> Goal
Return the full listing exactly as it is written.

> Data block
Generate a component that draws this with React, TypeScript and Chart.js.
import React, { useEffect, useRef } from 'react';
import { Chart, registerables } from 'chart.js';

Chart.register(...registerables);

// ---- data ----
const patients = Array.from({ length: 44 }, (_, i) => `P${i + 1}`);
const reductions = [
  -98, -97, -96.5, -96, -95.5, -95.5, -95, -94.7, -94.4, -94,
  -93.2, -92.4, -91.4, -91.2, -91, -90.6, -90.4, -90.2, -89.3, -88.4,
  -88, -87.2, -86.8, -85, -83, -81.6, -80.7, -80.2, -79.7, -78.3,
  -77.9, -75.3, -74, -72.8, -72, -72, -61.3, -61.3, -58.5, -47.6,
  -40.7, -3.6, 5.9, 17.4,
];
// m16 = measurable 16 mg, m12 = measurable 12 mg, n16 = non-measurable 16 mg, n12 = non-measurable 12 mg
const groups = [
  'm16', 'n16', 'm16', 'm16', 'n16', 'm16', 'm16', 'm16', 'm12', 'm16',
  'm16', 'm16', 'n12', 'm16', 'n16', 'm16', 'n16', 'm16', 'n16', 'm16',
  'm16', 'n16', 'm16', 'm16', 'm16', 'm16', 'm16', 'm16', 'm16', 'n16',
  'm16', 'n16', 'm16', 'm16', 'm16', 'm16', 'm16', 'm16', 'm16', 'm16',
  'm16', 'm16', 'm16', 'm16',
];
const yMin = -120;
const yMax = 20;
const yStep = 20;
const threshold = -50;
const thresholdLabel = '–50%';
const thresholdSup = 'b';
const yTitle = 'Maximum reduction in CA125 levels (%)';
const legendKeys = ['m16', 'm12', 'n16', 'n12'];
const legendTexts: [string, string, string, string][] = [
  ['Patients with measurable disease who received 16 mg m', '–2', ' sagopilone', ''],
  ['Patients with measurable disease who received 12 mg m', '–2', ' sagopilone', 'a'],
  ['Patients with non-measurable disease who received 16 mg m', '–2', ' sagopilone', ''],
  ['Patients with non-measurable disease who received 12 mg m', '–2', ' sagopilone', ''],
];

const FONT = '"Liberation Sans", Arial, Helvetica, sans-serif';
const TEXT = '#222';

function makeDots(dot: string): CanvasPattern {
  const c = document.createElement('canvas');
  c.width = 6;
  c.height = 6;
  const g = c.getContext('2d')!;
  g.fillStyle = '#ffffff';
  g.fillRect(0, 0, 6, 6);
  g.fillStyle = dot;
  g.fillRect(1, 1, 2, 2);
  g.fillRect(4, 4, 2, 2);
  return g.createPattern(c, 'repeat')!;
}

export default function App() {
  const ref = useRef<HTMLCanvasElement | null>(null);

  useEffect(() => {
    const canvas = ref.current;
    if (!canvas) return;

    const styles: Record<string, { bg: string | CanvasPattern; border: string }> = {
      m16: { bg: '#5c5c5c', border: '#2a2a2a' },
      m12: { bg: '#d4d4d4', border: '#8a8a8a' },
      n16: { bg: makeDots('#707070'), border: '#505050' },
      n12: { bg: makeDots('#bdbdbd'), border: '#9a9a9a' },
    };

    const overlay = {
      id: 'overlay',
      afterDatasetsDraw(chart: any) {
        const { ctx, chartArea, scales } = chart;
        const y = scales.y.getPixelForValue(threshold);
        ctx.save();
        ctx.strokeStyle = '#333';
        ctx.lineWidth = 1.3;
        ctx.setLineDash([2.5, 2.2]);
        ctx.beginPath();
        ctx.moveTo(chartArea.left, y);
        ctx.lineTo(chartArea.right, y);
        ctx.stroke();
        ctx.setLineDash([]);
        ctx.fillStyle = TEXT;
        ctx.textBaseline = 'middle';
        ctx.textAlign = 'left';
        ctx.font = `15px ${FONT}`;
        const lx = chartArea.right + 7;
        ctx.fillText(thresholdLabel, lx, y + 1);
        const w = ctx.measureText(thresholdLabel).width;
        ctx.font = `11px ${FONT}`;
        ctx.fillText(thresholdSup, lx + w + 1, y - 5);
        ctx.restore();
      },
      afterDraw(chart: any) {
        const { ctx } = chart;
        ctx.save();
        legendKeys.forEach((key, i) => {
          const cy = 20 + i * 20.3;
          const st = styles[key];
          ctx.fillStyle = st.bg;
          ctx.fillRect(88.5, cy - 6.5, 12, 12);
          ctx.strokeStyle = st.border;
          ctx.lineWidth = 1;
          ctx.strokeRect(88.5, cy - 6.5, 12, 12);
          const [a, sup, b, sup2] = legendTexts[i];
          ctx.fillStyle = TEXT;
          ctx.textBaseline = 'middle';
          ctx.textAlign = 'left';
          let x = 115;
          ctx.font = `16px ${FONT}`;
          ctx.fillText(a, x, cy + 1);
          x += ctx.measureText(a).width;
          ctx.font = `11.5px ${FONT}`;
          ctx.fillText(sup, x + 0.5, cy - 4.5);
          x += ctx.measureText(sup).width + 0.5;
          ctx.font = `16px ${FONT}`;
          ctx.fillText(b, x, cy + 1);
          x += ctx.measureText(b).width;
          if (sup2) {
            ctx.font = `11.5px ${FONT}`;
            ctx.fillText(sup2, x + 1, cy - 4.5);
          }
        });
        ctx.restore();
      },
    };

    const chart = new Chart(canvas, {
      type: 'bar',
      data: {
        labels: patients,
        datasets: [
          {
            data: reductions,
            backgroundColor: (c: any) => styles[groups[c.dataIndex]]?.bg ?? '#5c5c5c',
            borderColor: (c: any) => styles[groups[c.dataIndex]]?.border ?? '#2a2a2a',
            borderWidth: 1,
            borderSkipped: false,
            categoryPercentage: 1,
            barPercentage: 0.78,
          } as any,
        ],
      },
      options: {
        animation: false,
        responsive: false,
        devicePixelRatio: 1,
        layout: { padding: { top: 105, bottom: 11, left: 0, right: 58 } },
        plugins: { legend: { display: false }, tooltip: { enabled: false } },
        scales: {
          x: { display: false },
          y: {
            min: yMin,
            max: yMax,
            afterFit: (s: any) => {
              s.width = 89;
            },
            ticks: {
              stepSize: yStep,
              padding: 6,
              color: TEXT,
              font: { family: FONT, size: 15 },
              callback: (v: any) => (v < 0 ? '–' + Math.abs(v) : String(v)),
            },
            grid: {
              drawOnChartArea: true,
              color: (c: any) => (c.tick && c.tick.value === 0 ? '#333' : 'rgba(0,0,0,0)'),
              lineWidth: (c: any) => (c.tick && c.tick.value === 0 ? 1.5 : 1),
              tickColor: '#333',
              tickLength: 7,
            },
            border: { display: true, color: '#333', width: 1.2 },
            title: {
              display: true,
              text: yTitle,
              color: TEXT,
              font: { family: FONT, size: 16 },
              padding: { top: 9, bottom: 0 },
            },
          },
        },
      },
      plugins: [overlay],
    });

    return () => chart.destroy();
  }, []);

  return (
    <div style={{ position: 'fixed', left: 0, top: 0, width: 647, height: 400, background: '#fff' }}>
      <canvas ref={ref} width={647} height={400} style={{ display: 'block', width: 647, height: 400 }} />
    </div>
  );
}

> Exercise solution
Generate a component that draws this with React, TypeScript and Chart.js.
import React, { useEffect, useRef } from 'react';
import { Chart, registerables } from 'chart.js';

Chart.register(...registerables);

// ---- data ----
const patients = Array.from({ length: 44 }, (_, i) => `P${i + 1}`);
const reductions = [
  -98, -97, -96.5, -96, -95.5, -95.5, -95, -94.7, -94.4, -94,
  -93.2, -92.4, -91.4, -91.2, -91, -90.6, -90.4, -90.2, -89.3, -88.4,
  -88, -87.2, -86.8, -85, -83, -81.6, -80.7, -80.2, -79.7, -78.3,
  -77.9, -75.3, -74, -72.8, -72, -72, -61.3, -61.3, -58.5, -47.6,
  -40.7, -3.6, 5.9, 17.4,
];
// m16 = measurable 16 mg, m12 = measurable 12 mg, n16 = non-measurable 16 mg, n12 = non-measurable 12 mg
const groups = [
  'm16', 'n16', 'm16', 'm16', 'n16', 'm16', 'm16', 'm16', 'm12', 'm16',
  'm16', 'm16', 'n12', 'm16', 'n16', 'm16', 'n16', 'm16', 'n16', 'm16',
  'm16', 'n16', 'm16', 'm16', 'm16', 'm16', 'm16', 'm16', 'm16', 'n16',
  'm16', 'n16', 'm16', 'm16', 'm16', 'm16', 'm16', 'm16', 'm16', 'm16',
  'm16', 'm16', 'm16', 'm16',
];
const yMin = -120;
const yMax = 20;
const yStep = 20;
const threshold = -50;
const thresholdLabel = '–50%';
const thresholdSup = 'b';
const yTitle = 'Maximum reduction in CA125 levels (%)';
const legendKeys = ['m16', 'm12', 'n16', 'n12'];
const legendTexts: [string, string, string, string][] = [
  ['Patients with measurable disease who received 16 mg m', '–2', ' sagopilone', ''],
  ['Patients with measurable disease who received 12 mg m', '–2', ' sagopilone', 'a'],
  ['Patients with non-measurable disease who received 16 mg m', '–2', ' sagopilone', ''],
  ['Patients with non-measurable disease who received 12 mg m', '–2', ' sagopilone', ''],
];

const FONT = '"Liberation Sans", Arial, Helvetica, sans-serif';
const TEXT = '#222';

function makeDots(dot: string): CanvasPattern {
  const c = document.createElement('canvas');
  c.width = 6;
  c.height = 6;
  const g = c.getContext('2d')!;
  g.fillStyle = '#ffffff';
  g.fillRect(0, 0, 6, 6);
  g.fillStyle = dot;
  g.fillRect(1, 1, 2, 2);
  g.fillRect(4, 4, 2, 2);
  return g.createPattern(c, 'repeat')!;
}

export default function App() {
  const ref = useRef<HTMLCanvasElement | null>(null);

  useEffect(() => {
    const canvas = ref.current;
    if (!canvas) return;

    const styles: Record<string, { bg: string | CanvasPattern; border: string }> = {
      m16: { bg: '#5c5c5c', border: '#2a2a2a' },
      m12: { bg: '#d4d4d4', border: '#8a8a8a' },
      n16: { bg: makeDots('#707070'), border: '#505050' },
      n12: { bg: makeDots('#bdbdbd'), border: '#9a9a9a' },
    };

    const overlay = {
      id: 'overlay',
      afterDatasetsDraw(chart: any) {
        const { ctx, chartArea, scales } = chart;
        const y = scales.y.getPixelForValue(threshold);
        ctx.save();
        ctx.strokeStyle = '#333';
        ctx.lineWidth = 1.3;
        ctx.setLineDash([2.5, 2.2]);
        ctx.beginPath();
        ctx.moveTo(chartArea.left, y);
        ctx.lineTo(chartArea.right, y);
        ctx.stroke();
        ctx.setLineDash([]);
        ctx.fillStyle = TEXT;
        ctx.textBaseline = 'middle';
        ctx.textAlign = 'left';
        ctx.font = `15px ${FONT}`;
        const lx = chartArea.right + 7;
        ctx.fillText(thresholdLabel, lx, y + 1);
        const w = ctx.measureText(thresholdLabel).width;
        ctx.font = `11px ${FONT}`;
        ctx.fillText(thresholdSup, lx + w + 1, y - 5);
        ctx.restore();
      },
      afterDraw(chart: any) {
        const { ctx } = chart;
        ctx.save();
        legendKeys.forEach((key, i) => {
          const cy = 20 + i * 20.3;
          const st = styles[key];
          ctx.fillStyle = st.bg;
          ctx.fillRect(88.5, cy - 6.5, 12, 12);
          ctx.strokeStyle = st.border;
          ctx.lineWidth = 1;
          ctx.strokeRect(88.5, cy - 6.5, 12, 12);
          const [a, sup, b, sup2] = legendTexts[i];
          ctx.fillStyle = TEXT;
          ctx.textBaseline = 'middle';
          ctx.textAlign = 'left';
          let x = 115;
          ctx.font = `16px ${FONT}`;
          ctx.fillText(a, x, cy + 1);
          x += ctx.measureText(a).width;
          ctx.font = `11.5px ${FONT}`;
          ctx.fillText(sup, x + 0.5, cy - 4.5);
          x += ctx.measureText(sup).width + 0.5;
          ctx.font = `16px ${FONT}`;
          ctx.fillText(b, x, cy + 1);
          x += ctx.measureText(b).width;
          if (sup2) {
            ctx.font = `11.5px ${FONT}`;
            ctx.fillText(sup2, x + 1, cy - 4.5);
          }
        });
        ctx.restore();
      },
    };

    const chart = new Chart(canvas, {
      type: 'bar',
      data: {
        labels: patients,
        datasets: [
          {
            data: reductions,
            backgroundColor: (c: any) => styles[groups[c.dataIndex]]?.bg ?? '#5c5c5c',
            borderColor: (c: any) => styles[groups[c.dataIndex]]?.border ?? '#2a2a2a',
            borderWidth: 1,
            borderSkipped: false,
            categoryPercentage: 1,
            barPercentage: 0.78,
          } as any,
        ],
      },
      options: {
        animation: false,
        responsive: false,
        devicePixelRatio: 1,
        layout: { padding: { top: 105, bottom: 11, left: 0, right: 58 } },
        plugins: { legend: { display: false }, tooltip: { enabled: false } },
        scales: {
          x: { display: false },
          y: {
            min: yMin,
            max: yMax,
            afterFit: (s: any) => {
              s.width = 89;
            },
            ticks: {
              stepSize: yStep,
              padding: 6,
              color: TEXT,
              font: { family: FONT, size: 15 },
              callback: (v: any) => (v < 0 ? '–' + Math.abs(v) : String(v)),
            },
            grid: {
              drawOnChartArea: true,
              color: (c: any) => (c.tick && c.tick.value === 0 ? '#333' : 'rgba(0,0,0,0)'),
              lineWidth: (c: any) => (c.tick && c.tick.value === 0 ? 1.5 : 1),
              tickColor: '#333',
              tickLength: 7,
            },
            border: { display: true, color: '#333', width: 1.2 },
            title: {
              display: true,
              text: yTitle,
              color: TEXT,
              font: { family: FONT, size: 16 },
              padding: { top: 9, bottom: 0 },
            },
          },
        },
      },
      plugins: [overlay],
    });

    return () => chart.destroy();
  }, []);

  return (
    <div style={{ position: 'fixed', left: 0, top: 0, width: 647, height: 400, background: '#fff' }}>
      <canvas ref={ref} width={647} height={400} style={{ display: 'block', width: 647, height: 400 }} />
    </div>
  );
}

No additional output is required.